Eight months after we were married, my husband experienced a relapse. I had been so swept away in the bliss of marriage, that this took me by complete surprise. I remember crying for what seemed like days on end. I was very depressed and wondered if our marriage of only a few months was doomed to fail. Questions like “ Am I a good wife?” and “ What could I have done to prevent this?” consumed my mind. I was confused as I struggled with the answers, believing to some degree that my husband’s relapse was my fault. After a few days, I took on the role of his protector or policeman. I tried to implement a variety of new “rules” that we needed to keep in our home to prevent another relapse. Some were more realistic and reasonable than others. I wondered, “ What is a good boundary to set?” I had no answers and felt completely alone, fearful, and angry.
As time went on I realized I needed to change, I couldn’t keep policing my husband. He had to learn from his own experience. I tried each day to give him more freedom and be less controlling. At times, I would wrestle with myself, biting my tongue to prevent myself from asking interrogatory questions. I think it's important to point out that my motive was pure and I really loved my husband and wanted to help the best I could.
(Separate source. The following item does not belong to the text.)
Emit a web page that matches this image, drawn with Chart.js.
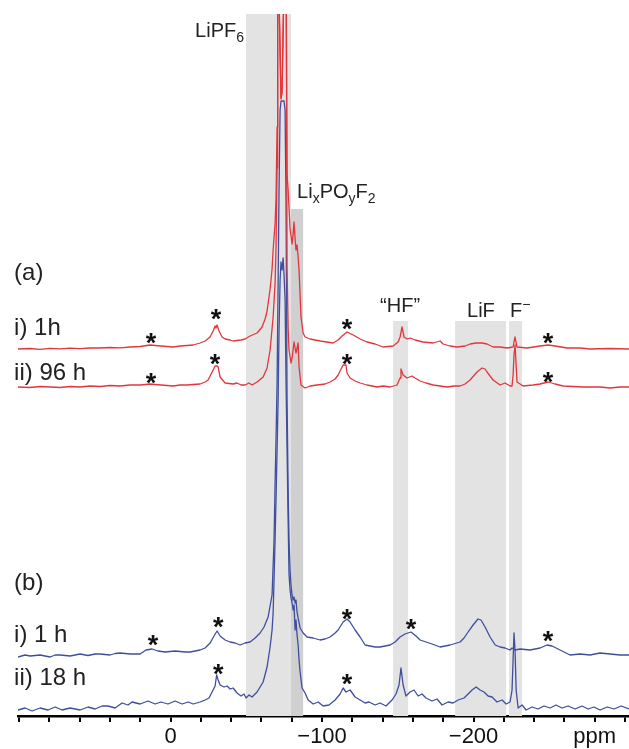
<!DOCTYPE html>
<html>
<head>
<meta charset="utf-8">
<script src="https://cdn.jsdelivr.net/npm/chart.js@4.4.0/dist/chart.umd.min.js"></script>
<style>
  html, body { margin: 0; padding: 0; background: #fff; }
  #wrap { width: 629px; height: 749px; position: relative; }
</style>
</head>
<body>
<div id="wrap"><canvas id="nmr"></canvas></div>
<script>
// 19F spectra: [shift (ppm), intensity above the trace's own baseline]
const spec_a_1h = [
  [100.7,0],[92.7,0.5],[86.1,-0.3],[79.5,0.6],[72.9,0.2],[66.3,0.8],[59.7,0.4],[53.1,1],[46.5,1],[39.9,1.5],
  [33.3,1.2],[26.7,2],[20.1,2.5],[13.5,4],[10.2,3.5],[6.3,3],[2.3,2.5],[-1.7,2],[-6.3,3],[-10.9,3.5],
  [-14.9,4],[-19.5,6],[-22.8,8],[-26.1,12],[-28.1,18],[-29.4,23],[-30.0,21],[-30.7,24],[-32.0,18],[-34.0,12],
  [-36.0,10],[-39.3,9],[-41.3,8],[-46.5,9],[-49.2,10],[-52.5,13],[-57.1,16],[-60.4,22],[-62.4,30],[-63.7,38],
  [-65.7,60],[-67.0,80],[-67.7,99],[-69.0,126],[-69.6,150],[-70.3,222],[-70.7,340],[-71.2,420],[-71.8,335],[-72.9,250],
  [-73.6,260],[-74.5,335],[-75.4,420],[-76.4,335],[-76.9,175],[-77.6,159],[-78.9,120],[-80.2,105],[-80.9,115],[-81.5,127],
  [-82.2,110],[-82.8,99],[-83.5,104],[-84.2,92],[-84.8,79],[-86.1,32],[-87.5,16],[-88.8,12],[-92.1,10],[-98.7,8],
  [-107.3,6],[-110.6,9],[-113.2,13],[-116.5,17],[-120.5,14],[-125.1,10],[-129.7,7],[-135.0,5],[-140.3,2],[-146.9,3],
  [-150.2,7],[-151.5,12],[-152.8,22],[-154.1,12],[-156.1,10],[-158.1,11],[-161.4,9],[-166.7,7],[-173.3,6],[-177.9,8],
  [-179.9,5],[-184.5,3],[-189.1,2],[-194.4,3],[-197.7,5],[-201.7,6],[-205.6,6],[-208.9,5],[-212.9,2],[-217.5,2],
  [-222.1,1],[-226.1,2],[-226.7,7],[-227.4,12],[-228.1,6],[-228.7,2],[-235.3,1],[-243.9,3],[-249.2,4],[-253.8,3],
  [-261.7,1],[-270.3,1],[-276.9,0],[-290.1,0.5],[-302.6,0]
];
const spec_a_96h = [
  [100.7,1],[92.7,0.5],[86.1,1.5],[79.5,1],[72.9,0.5],[66.3,1.5],[59.7,1],[53.1,2],[46.5,1.5],[39.9,2.5],
  [33.3,2],[26.7,3],[20.1,3],[13.5,4],[10.2,3.5],[6.3,3],[2.3,2.5],[-1.7,2],[-6.3,3],[-10.9,3],
  [-14.9,3.5],[-19.5,4],[-22.8,6],[-24.8,8],[-26.1,12],[-28.1,18],[-29.4,22],[-30.7,22],[-31.4,21],[-32.7,11],
  [-36.0,5],[-41.3,4],[-43.9,5],[-46.5,3],[-49.2,3],[-51.8,5],[-53.8,3],[-57.1,6],[-61.1,11],[-63.7,20],
  [-65.7,38],[-67.7,71],[-69.0,105],[-69.6,140],[-70.3,220],[-70.7,380],[-71.2,460],[-71.8,375],[-72.9,290],[-73.6,295],
  [-74.5,375],[-75.4,460],[-76.4,380],[-76.9,120],[-77.6,60],[-78.2,38],[-79.5,25],[-80.2,30],[-80.9,38],[-81.5,46],
  [-82.2,40],[-82.8,35],[-83.5,40],[-84.2,45],[-84.8,21],[-86.1,3],[-88.8,0],[-92.1,2],[-96.7,3],[-102.0,4],
  [-105.3,6],[-108.6,9],[-110.6,13],[-113.2,21],[-113.9,23],[-115.8,23],[-116.5,15],[-118.5,10],[-121.8,7],[-125.1,5],
  [-129.7,3],[-136.3,1],[-140.3,2],[-144.9,1],[-149.5,3],[-151.5,10],[-152.1,19],[-152.8,16],[-153.5,13],[-156.1,10],
  [-159.4,12],[-161.4,10],[-164.7,7],[-168.6,5],[-173.3,3],[-177.9,2],[-182.5,1],[-187.1,2],[-191.1,2],[-194.4,4],
  [-197.7,8],[-202.3,16],[-205.6,20],[-207.6,19],[-208.9,16],[-210.9,12],[-212.9,8],[-217.5,3],[-220.8,5],[-224.1,2],
  [-225.4,2],[-226.1,13],[-226.7,33],[-227.4,43],[-228.1,23],[-228.7,6],[-232.7,2],[-239.3,3],[-243.9,4],[-249.2,6],
  [-253.8,4],[-259.1,2],[-272.3,1],[-283.5,1],[-290.1,0],[-296.7,1],[-302.6,1]
];
const spec_b_1h = [
  [100.7,-2],[96.0,0],[92.7,-1],[86.1,0],[79.5,-2],[76.2,0],[72.9,0],[66.3,-1],[59.7,1],[54.5,-0.5],
  [49.8,1],[46.5,1],[39.9,0],[36.6,1.5],[33.3,2],[26.7,1],[20.1,1],[16.2,5],[12.2,6],[8.3,4],
  [3.6,3],[-3.0,4],[-9.6,3],[-12.9,3],[-19.5,5],[-22.8,7],[-26.1,12],[-28.7,19],[-30.7,24],[-32.7,19],
  [-36.0,15],[-39.3,13],[-42.6,12],[-45.9,10],[-49.2,12],[-52.5,13],[-55.8,17],[-59.1,22],[-61.7,28],[-64.4,38],
  [-67.0,60],[-68.3,115],[-69.0,172],[-69.6,215],[-70.3,272],[-71.0,372],[-71.6,465],[-72.3,545],[-72.9,554],[-74.9,554],
  [-75.6,545],[-76.2,455],[-76.9,255],[-77.6,165],[-78.2,115],[-78.9,85],[-79.5,70],[-80.2,60],[-80.9,55],[-81.5,58],
  [-82.2,52],[-82.8,55],[-83.5,43],[-84.2,37],[-85.5,27],[-87.5,22],[-90.1,18],[-94.1,17],[-98.7,15],[-102.0,16],
  [-105.3,18],[-108.6,22],[-110.6,25],[-113.9,33],[-116.5,36],[-118.5,33],[-121.8,25],[-125.1,18],[-128.4,10],[-131.7,9],
  [-135.0,8],[-138.3,8],[-141.6,9],[-144.9,10],[-148.2,13],[-151.5,18],[-154.7,21],[-158.7,23],[-162.0,19],[-164.7,15],
  [-172.6,11],[-177.9,8],[-184.5,10],[-191.1,13],[-193.7,17],[-196.4,23],[-199.7,30],[-202.9,36],[-204.9,35],[-207.6,28],
  [-210.9,18],[-214.3,10],[-217.5,8],[-220.8,7],[-224.1,5],[-225.4,7],[-227.4,5],[-230.7,6],[-237.3,5],[-243.9,7],
  [-248.5,10],[-251.8,9],[-257.1,5],[-263.7,0],[-270.3,1],[-276.9,0],[-283.5,2],[-290.1,1],[-296.7,0],[-302.6,0]
];
const spec_b_18h = [
  [100.7,-1],[96.0,1],[91.4,-2],[86.1,1],[80.9,-1],[76.2,2],[71.6,-1],[66.3,1],[59.7,-1],[54.5,2],
  [49.8,0],[45.2,3],[41.3,3],[36.6,1],[32.0,6],[28.1,4],[25.4,7],[20.1,5],[14.9,8],[10.2,5],
  [6.3,7],[1.7,5],[-3.0,8],[-7.6,5],[-11.6,7],[-14.9,5],[-19.5,7],[-22.8,9],[-25.4,11],[-27.4,17],
  [-29.4,23],[-30.4,34],[-31.4,29],[-32.7,24],[-35.3,22],[-37.3,23],[-39.3,20],[-41.3,21],[-43.9,16],[-46.5,13],
  [-48.5,15],[-49.8,11],[-51.8,14],[-53.8,12],[-57.1,17],[-59.1,22],[-61.1,27],[-63.7,42],[-65.7,62],[-67.0,79],
  [-67.7,96],[-68.3,129],[-69.0,169],[-69.6,209],[-70.3,259],[-71.0,309],[-71.6,379],[-72.3,429],[-72.9,447],[-73.6,439],
  [-74.3,451],[-74.9,434],[-75.6,409],[-76.2,329],[-76.9,259],[-77.6,189],[-78.2,134],[-78.9,119],[-79.5,111],[-80.2,106],
  [-80.9,99],[-81.5,104],[-82.2,79],[-82.8,89],[-83.5,74],[-84.2,64],[-84.8,49],[-85.5,37],[-86.8,21],[-88.8,16],
  [-90.8,9],[-94.1,5],[-97.4,7],[-100.7,3],[-104.6,4],[-108.6,9],[-111.9,15],[-113.9,21],[-115.8,17],[-118.5,19],
  [-121.8,12],[-125.1,9],[-128.4,6],[-131.0,7],[-135.0,4],[-138.3,6],[-142.2,3],[-146.2,9],[-148.8,15],[-150.8,24],
  [-152.1,41],[-153.5,24],[-155.4,13],[-158.1,17],[-160.7,19],[-163.4,13],[-166.0,15],[-168.6,11],[-172.6,8],[-175.9,10],
  [-179.2,4],[-183.2,7],[-186.5,6],[-189.8,9],[-193.7,11],[-196.4,15],[-199.0,19],[-201.7,22],[-204.3,19],[-206.9,17],
  [-209.6,13],[-212.2,12],[-215.5,7],[-218.8,9],[-221.5,5],[-224.1,7],[-225.4,19],[-226.1,49],[-226.7,76],[-227.4,59],
  [-228.1,19],[-229.4,1],[-232.0,4],[-234.7,-1],[-238.6,2],[-242.6,0],[-246.5,3],[-250.5,1],[-254.4,4],[-258.4,1],
  [-262.4,3],[-267.0,0],[-271.6,3],[-275.6,0],[-279.5,2],[-283.5,-1],[-288.2,2],[-292.8,0],[-297.4,3],[-302.6,0]
];
// vertical stacking offsets of the four traces (same units)
const traceOffsets = [367, 328, 61, 7];

// shaded assignment regions (ppm from, ppm to, top)
const bandFrom = [-49.8, -79.5, -146.9, -187.8, -223.4];
const bandTo   = [-79.5, -87.5, -156.8, -221.5, -232.0];
const bandTop  = [702, 507, 395, 395, 395];

// spinning sideband markers [ppm, height]
const sidebands = [
  [12.9,379],[-30.0,403],[-116.5,393],[-249.2,379],
  [12.9,339],[-29.4,358],[-116.5,358],[-249.2,340],
  [11.6,77],[-31.4,95],[-116.5,103],[-158.7,93],[-249.2,81],
  [-31.4,48],[-116.5,38]
];

const tickText = { '0': '0', '-100': '\u2212100', '-200': '\u2212200', '-280': 'ppm' };

const FONT = "'Liberation Sans', Arial, Helvetica, sans-serif";
const RED = '#e2363c';
const BLUE = '#3f4e9e';

function shifted(points, off) {
  return points.map(p => ({ x: p[0], y: p[1] + off }));
}

function drawParts(ctx, parts, x, y) {
  let cx = x;
  parts.forEach(p => {
    ctx.font = p[1] + 'px ' + FONT;
    ctx.fillText(p[0], cx, y + (p[2] || 0));
    cx += ctx.measureText(p[0]).width;
  });
}

const bandPlugin = {
  id: 'bands',
  beforeDatasetsDraw(chart) {
    const { ctx, scales: { x, y } } = chart;
    ctx.save();
    bandFrom.forEach((f, i) => {
      const x0 = x.getPixelForValue(f), x1 = x.getPixelForValue(bandTo[i]);
      const yt = y.getPixelForValue(bandTop[i]), yb = y.getPixelForValue(0);
      ctx.fillStyle = i === 1 ? '#d0d0d0' : '#e3e3e3';
      ctx.fillRect(x0, yt, x1 - x0, yb - yt);
    });
    ctx.restore();
  }
};

const labelPlugin = {
  id: 'labels',
  afterDatasetsDraw(chart) {
    const { ctx, scales: { x, y } } = chart;
    ctx.save();
    ctx.fillStyle = '#222';
    ctx.textBaseline = 'alphabetic';
    ctx.textAlign = 'left';
    const notes = [
      [[['(a)', 24]], 103.3, 436],
      [[['i) 1h', 24]], 103.3, 381],
      [[['ii) 96 h', 24]], 103.3, 336],
      [[['(b)', 24]], 103.3, 126],
      [[['i) 1 h', 24]], 103.3, 74],
      [[['ii) 18 h', 24]], 103.3, 31],
      [[['LiPF', 20], ['6', 14, 5]], -16.2, 679],
      [[['Li', 20], ['x', 14, 5], ['PO', 20], ['y', 14, 5], ['F', 20], ['2', 14, 5]], -83.5, 518],
      [[['\u201cHF\u201d', 20]], -138.3, 404],
      [[['LiF', 20]], -195.7, 399],
      [[['F', 20], ['\u2212', 14, -8]], -224.1, 399]
    ];
    notes.forEach(n => drawParts(ctx, n[0], x.getPixelForValue(n[1]), y.getPixelForValue(n[2])));

    ctx.fillStyle = '#111';
    ctx.textAlign = 'center';
    ctx.font = 'bold 27px ' + FONT;
    sidebands.forEach(s => {
      ctx.fillText('*', x.getPixelForValue(s[0]), y.getPixelForValue(s[1]) + 15);
    });
    ctx.restore();
  }
};

const lineStyle = { pointRadius: 0, borderWidth: 1.3, tension: 0, fill: false, borderJoinStyle: 'round' };

new Chart(document.getElementById('nmr').getContext('2d'), {
  type: 'line',
  data: {
    datasets: [
      Object.assign({ label: '(a) i) 1h', data: shifted(spec_a_1h, traceOffsets[0]), borderColor: RED }, lineStyle),
      Object.assign({ label: '(a) ii) 96 h', data: shifted(spec_a_96h, traceOffsets[1]), borderColor: RED }, lineStyle),
      Object.assign({ label: '(b) i) 1 h', data: shifted(spec_b_1h, traceOffsets[2]), borderColor: BLUE }, lineStyle),
      Object.assign({ label: '(b) ii) 18 h', data: shifted(spec_b_18h, traceOffsets[3]), borderColor: BLUE }, lineStyle)
    ]
  },
  options: {
    responsive: true,
    maintainAspectRatio: false,
    animation: false,
    layout: { padding: { left: 18, right: 0, top: 14, bottom: 0 } },
    plugins: { legend: { display: false }, tooltip: { enabled: false } },
    scales: {
      x: {
        type: 'linear',
        reverse: true,
        min: -302.6,
        max: 100.7,
        afterFit: axis => { axis.height = 33; },
        border: { display: true, color: '#000', width: 2.5 },
        grid: { drawOnChartArea: false, drawTicks: true, tickLength: 6, color: '#000', lineWidth: 2 },
        ticks: {
          stepSize: 20,
          includeBounds: false,
          autoSkip: false,
          maxRotation: 0,
          padding: 2,
          color: '#111',
          font: { family: FONT, size: 22 },
          callback: v => tickText[String(v)] || ''
        }
      },
      y: { display: false, min: 0, max: 702 }
    }
  },
  plugins: [bandPlugin, labelPlugin]
});
</script>
</body>
</html>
Now as I look back on our experiences, I still have a tendency to police. I have improved ten-fold however and am learning to trust my husband again. I know he is a good man, who needed to overcome his addiction to pornography. We all have addictions, so who am I to judge? Ultimately, this experience has taught me how strong I am as a person and that time is needed to heal, whatever the wound is. Mostly, I am thankful for the constant guidance and help Jesus Christ has given me. He has helped me understand our situation better and act out of empathy instead of fear and pain. Christ truly is my Redeemer and Savior. He saves me every day in countless different ways.
I hope that other wives can find solace as they read and perhaps identify with my experience. Remember, all things are possible for those who put their trust in God.